### Work instructions
Would you transcribe the whole listing exactly, minus its pictures?
——————————
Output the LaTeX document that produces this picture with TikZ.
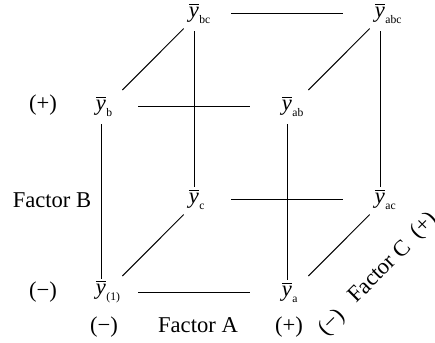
\documentclass[tikz,border=0pt]{standalone}
\usepackage{fontspec}
\setmainfont{Liberation Serif}
\usetikzlibrary{positioning}
\newcommand{\ybar}[1]{$\overline{\textit{y}}$\rlap{\kern0.2pt\raisebox{-3pt}{\fontsize{5.8pt}{6pt}\selectfont #1}}}

\begin{document}
\begin{tikzpicture}[
    x=0.5pt, y=-0.5pt,
    font=\fontsize{11.3pt}{13pt}\selectfont,
    on grid,
    mean/.style={inner sep=0pt},
    lbl/.style={anchor=base, inner sep=0pt},
    hline/.style={line width=0.5pt, shorten <=16pt, shorten >=16pt},
    vline/.style={line width=0.5pt, shorten <=3.8pt, shorten >=0.6pt},
    dline/.style={line width=0.5pt, shorten <=11.3pt, shorten >=3.5pt},
]
\useasboundingbox (0,0) rectangle (435,343);

% Cell means, front face
\node[mean] (y1) at (101,292) {\ybar{(1)}};
\node[mean, right=93pt of y1] (ya)  {\ybar{a}};
\node[mean, above=93pt of y1] (yb)  {\ybar{b}};
\node[mean, above=93pt of ya] (yab) {\ybar{ab}};

% Cell means, back face
\node[mean, above right=46.5pt and 46.5pt of y1] (yc) {\ybar{c}};
\node[mean, right=93pt of yc]  (yac)  {\ybar{ac}};
\node[mean, above=93pt of yc]  (ybc)  {\ybar{bc}};
\node[mean, right=93pt of ybc] (yabc) {\ybar{abc}};

% Factor levels
\node[lbl] (bplus)  at (43,110)  {(+)};
\node[lbl] (bminus) at (43,297)  {(−)};
\node[lbl] (fb)     at (52,207)  {Factor B};
\node[lbl] (aminus) at (104,332) {(−)};
\node[lbl] (fa)     at (198,332) {Factor A};
\node[lbl] (aplus)  at (289,332) {(+)};
\node[rotate=45, inner sep=0pt] (cminus) at (332,323) {(−)};
\node[rotate=45, inner sep=0pt] (fc)     at (379,271) {Factor C};
\node[rotate=45, inner sep=0pt] (cplus)  at (424,226) {(+)};

% Front face
\draw[hline] (y1) -- (ya);
\draw[hline] (yb) -- (yab);
\draw[vline] (yb) -- (y1);
\draw[vline] (yab) -- (ya);

% Back face
\draw[hline] (ybc) -- (yabc);
\draw[hline] (yc) -- (yac);
\draw[vline] (ybc) -- (yc);
\draw[vline] (yabc) -- (yac);

% Depth edges
\draw[dline] (y1.east)  -- (yc.south west);
\draw[dline] (ya.east)  -- (yac.south west);
\draw[dline] (yb.east)  -- (ybc.south west);
\draw[dline] (yab.east) -- (yabc.south west);

\end{tikzpicture}
\end{document}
——————————
### Worked answer
Output the LaTeX document that produces this picture with TikZ.
\documentclass[tikz,border=0pt]{standalone}
\usepackage{fontspec}
\setmainfont{Liberation Serif}
\usetikzlibrary{positioning}
\newcommand{\ybar}[1]{$\overline{\textit{y}}$\rlap{\kern0.2pt\raisebox{-3pt}{\fontsize{5.8pt}{6pt}\selectfont #1}}}

\begin{document}
\begin{tikzpicture}[
    x=0.5pt, y=-0.5pt,
    font=\fontsize{11.3pt}{13pt}\selectfont,
    on grid,
    mean/.style={inner sep=0pt},
    lbl/.style={anchor=base, inner sep=0pt},
    hline/.style={line width=0.5pt, shorten <=16pt, shorten >=16pt},
    vline/.style={line width=0.5pt, shorten <=3.8pt, shorten >=0.6pt},
    dline/.style={line width=0.5pt, shorten <=11.3pt, shorten >=3.5pt},
]
\useasboundingbox (0,0) rectangle (435,343);

% Cell means, front face
\node[mean] (y1) at (101,292) {\ybar{(1)}};
\node[mean, right=93pt of y1] (ya)  {\ybar{a}};
\node[mean, above=93pt of y1] (yb)  {\ybar{b}};
\node[mean, above=93pt of ya] (yab) {\ybar{ab}};

% Cell means, back face
\node[mean, above right=46.5pt and 46.5pt of y1] (yc) {\ybar{c}};
\node[mean, right=93pt of yc]  (yac)  {\ybar{ac}};
\node[mean, above=93pt of yc]  (ybc)  {\ybar{bc}};
\node[mean, right=93pt of ybc] (yabc) {\ybar{abc}};

% Factor levels
\node[lbl] (bplus)  at (43,110)  {(+)};
\node[lbl] (bminus) at (43,297)  {(−)};
\node[lbl] (fb)     at (52,207)  {Factor B};
\node[lbl] (aminus) at (104,332) {(−)};
\node[lbl] (fa)     at (198,332) {Factor A};
\node[lbl] (aplus)  at (289,332) {(+)};
\node[rotate=45, inner sep=0pt] (cminus) at (332,323) {(−)};
\node[rotate=45, inner sep=0pt] (fc)     at (379,271) {Factor C};
\node[rotate=45, inner sep=0pt] (cplus)  at (424,226) {(+)};

% Front face
\draw[hline] (y1) -- (ya);
\draw[hline] (yb) -- (yab);
\draw[vline] (yb) -- (y1);
\draw[vline] (yab) -- (ya);

% Back face
\draw[hline] (ybc) -- (yabc);
\draw[hline] (yc) -- (yac);
\draw[vline] (ybc) -- (yc);
\draw[vline] (yabc) -- (yac);

% Depth edges
\draw[dline] (y1.east)  -- (yc.south west);
\draw[dline] (ya.east)  -- (yac.south west);
\draw[dline] (yb.east)  -- (ybc.south west);
\draw[dline] (yab.east) -- (yabc.south west);

\end{tikzpicture}
\end{document}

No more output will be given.